On the DIOR dataset (
Table 5), the baseline achieves P, R, mAP@0.5, and mAP@0.5:0.95 of 88.4%, 80.2%, 86.4%, and 64.1%, respectively. The introduction of the P2 detection layer alone increases the mAP@0.5 from 86.4% to 86.9% (+0.5%) and the mAP@0.5:0.95 from 64.1% to 64.5% (+0.4%). When the HAEC module is added independently, the model achieves a recall of 80.9%. When HAEC is combined with the P2 layer, the mAP@0.5:0.95 further improves to 66.1%, with precision and recall reaching 89.5% and 81.6%, respectively. Replacing the original C2f module with the proposed C2f_SIS module increases the precision to 89.0%, mAP@0.5 to 87.2%, and mAP@0.5:0.95 to 65.3%. When this module is used in combination with P2 and HAEC, all performance metrics show steady improvements. The FGR-Loss module, when introduced independently, boosts the mAP@0.5:0.95 from 64.1% to 64.9% with almost no additional computational cost; when added to the P2, HAEC and C2f_SIS configuration, it increases the recall to 82.0% and the mAP@0.5 to 88.2%. Ultimately, integrating all modules yields the best performance, achieving a precision of 89.6%, recall of 82.6%, mAP@0.5 of 88.7%, and mAP@0.5:0.95 of 66.6%. These results fully demonstrate the individual effectiveness of each module as well as the significant synergistic gains achieved when they are used together.
On the NWPU VHR-10 dataset (
Table 6), the baseline model records precision, recall, mAP@0.5, and mAP@0.5:0.95 of 91.1%, 86.6%, 90.7%, and 60.0%. After independently introducing the P2 detection layer, the precision increased to 92.3%, recall reached 87.2%, mAP@0.5 rose to 91.2%, and mAP@0.5:0.95 improved to 60.6%. When the HAEC module was added alone, all metrics increased by 0.4%. With the inclusion of the C2f_SIS module, precision rose to 92.0%, mAP@0.5 increased to 91.5%, recall reached 87.3%, and mAP@0.5:0.95 improved to 61.0%. The standalone introduction of FGR-Loss led to an increase in mAP@0.5 to 91.2%. When P2, HAEC, and C2f_SIS were used together, recall significantly improved to 88.6%, and mAP@0.5 reached 92.4%, while precision remained stable at 92.0%, demonstrating strong synergistic gains. With the addition of C2f_SIS, recall further increased to 89.4%, and mAP@0.5 and mAP@0.5:0.95 reached 92.8% and 61.7%, respectively. When all modules were ultimately integrated, the model achieved its highest precision of 93.3%, recall of 89.3%, and mAP@0.5 and mAP@0.5:0.95 improved to 93.0% and 62.1%, respectively. Each module demonstrated significant contributions in enhancing precision, recall, and localization accuracy, and their combined use resulted in stable and remarkable performance improvements.

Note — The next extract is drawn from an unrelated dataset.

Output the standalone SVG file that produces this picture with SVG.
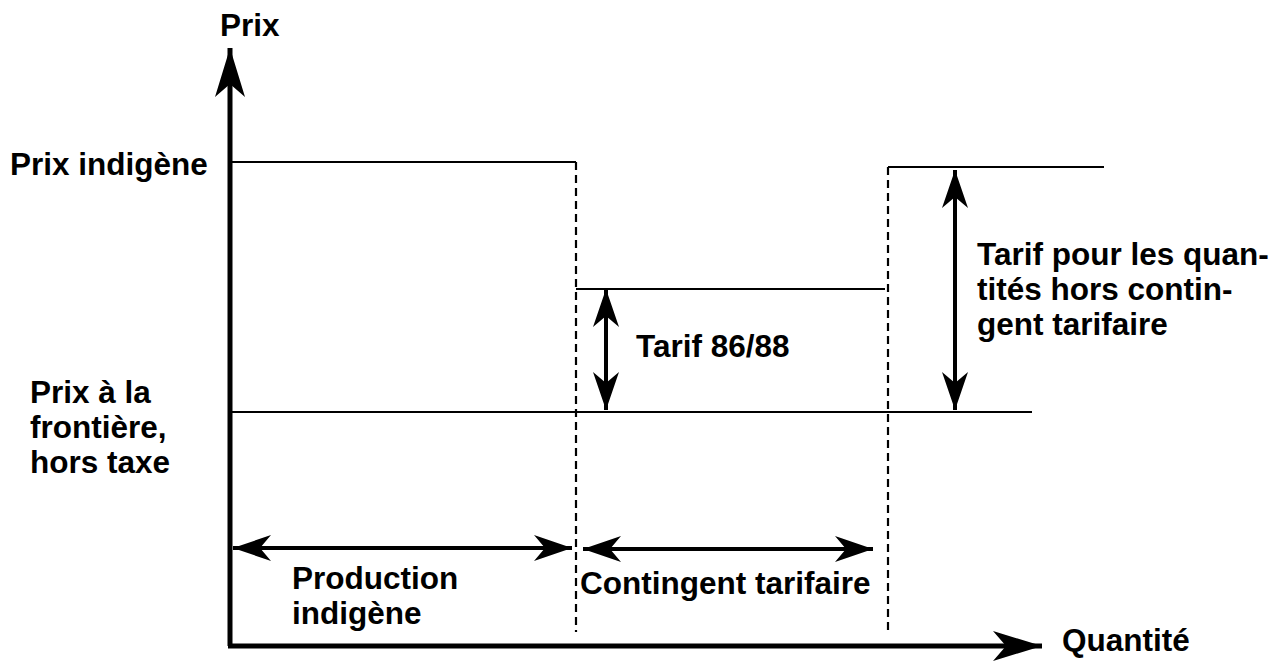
<svg xmlns="http://www.w3.org/2000/svg" width="1279" height="662" viewBox="0 0 1279 662">
<defs>
<style>
text{font-family:"Liberation Sans",Arial,sans-serif;font-weight:bold;font-size:31.5px;fill:#000}
.thin{stroke:#000;stroke-width:2.2;fill:none}
.dash{stroke:#000;stroke-width:2.2;stroke-dasharray:8 5;fill:none}
.dbl{stroke:#000;stroke-width:4;fill:none;marker-start:url(#ah);marker-end:url(#ah)}
.axis{stroke:#000;stroke-width:5;fill:none;marker-end:url(#axh)}
</style>
<marker id="ah" viewBox="-40 -14 42 28" refX="0" refY="0" markerWidth="42" markerHeight="28" markerUnits="userSpaceOnUse" orient="auto-start-reverse">
<path d="M0,0 L-38,-13 L-27,0 L-38,13 Z" fill="#000"/>
</marker>
<marker id="axh" viewBox="-52 -17 54 34" refX="0" refY="0" markerWidth="54" markerHeight="34" markerUnits="userSpaceOnUse" orient="auto">
<path d="M0,0 L-49,-15 L-36,0 L-49,15 Z" fill="#000"/>
</marker>
</defs>
<g id="connectors">
<line class="thin" x1="230" y1="162" x2="576" y2="162"/>
<line class="thin" x1="576" y1="289" x2="885" y2="289"/>
<line class="thin" x1="230" y1="412" x2="1032" y2="412"/>
<line class="thin" x1="888" y1="167" x2="1104" y2="167"/>
<line class="dash" x1="576" y1="162" x2="576" y2="632"/>
<line class="dash" x1="888" y1="167" x2="888" y2="632"/>
<line class="dbl" x1="606" y1="289" x2="606" y2="410"/>
<line class="dbl" x1="955" y1="170" x2="955" y2="410"/>
<line class="dbl" x1="233" y1="548" x2="572" y2="548"/>
<line class="dbl" x1="583" y1="549" x2="873" y2="549"/>
<polyline class="axis" points="230,646 230,48"/>
<polyline class="axis" points="228,646 1042,646"/>
</g>
<g id="label-prix"><text x="220" y="36">Prix</text></g>
<g id="label-quantite"><text x="1062" y="651">Quantité</text></g>
<g id="label-prix-indigene"><text x="10" y="175">Prix indigène</text></g>
<g id="label-prix-frontiere">
<text x="30" y="403">Prix à la</text>
<text x="30" y="438">frontière,</text>
<text x="30" y="473">hors taxe</text>
</g>
<g id="label-tarif8688"><text x="636" y="357">Tarif 86/88</text></g>
<g id="label-tarif-hors">
<text x="977" y="265">Tarif pour les quan-</text>
<text x="977" y="300">tités hors contin-</text>
<text x="977" y="335">gent tarifaire</text>
</g>
<g id="label-production">
<text x="292" y="589">Production</text>
<text x="292" y="624">indigène</text>
</g>
<g id="label-contingent"><text x="580" y="594">Contingent tarifaire</text></g>
</svg>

In summary, the ablation results across the three datasets indicate that each proposed module contributes positively to the model’s performance. The high-resolution P2 detection layer effectively enhances small-object detection, the HAEC module improves multi-scale contextual understanding, the C2f_SIS module strengthens spatial-channel feature fusion, and the FGR-Loss provides a relatively significant improvement in localization precision and training stability. The impact of different module combinations on the detection performance of the HSF-YOLO model on three datasets is shown in
Figure 13. Overall, the combined effect of these modules facilitates performance gains of the HSF-YOLO framework across multiple datasets.
5. Conclusions
In this paper, a robust and unified detection framework HSF-YOLO is proposed for SOD in RSIs. The proposed method addresses key challenges such as weak feature representation, scale variation, object occlusion, and background interference, which commonly lead to missed and false detections in dense and complex remote sensing scenes. To enhance multiscale perception and semantic consistency, we introduced the HAEC module, which simultaneously captures global context and preserves fine-grained spatial information. To improve attention interaction and feature discrimination, we proposed the C2f_SIS module, incorporating spatial and enhanced channel attention with a shuffle mechanism. Furthermore, we designed the FGR-Loss to dynamically emphasize low-IoU and ambiguous samples, promoting better localization precision and reducing prediction overlap in dense object regions. Experimental results on three benchmark remote sensing datasets—DIOR, VisDrone2019, and NWPU VHR-10—demonstrate that the proposed HSF-YOLO framework outperforms the baseline YOLOv8 model. Specifically, it achieves improvements of 5.7% and 4.0% in mAP@0.5 and mAP@0.5:0.95 on the VisDrone2019 dataset, 2.3% and 2.5% on the DIOR dataset, and 2.3% and 2.1% on the NWPU VHR-10 dataset, respectively. These quantitative results clearly validate the superiority of HSF-YOLO in terms of detection accuracy and robustness for small, occluded, and scale-varying objects in complex remote sensing scenarios. Despite the notable performance gains, the current model still faces challenges in inference efficiency and deployment cost, particularly on resource-constrained edge computing devices. Future work will focus on optimizing and compressing the model architecture to enhance its deployment capability and real-time detection performance on embedded platforms.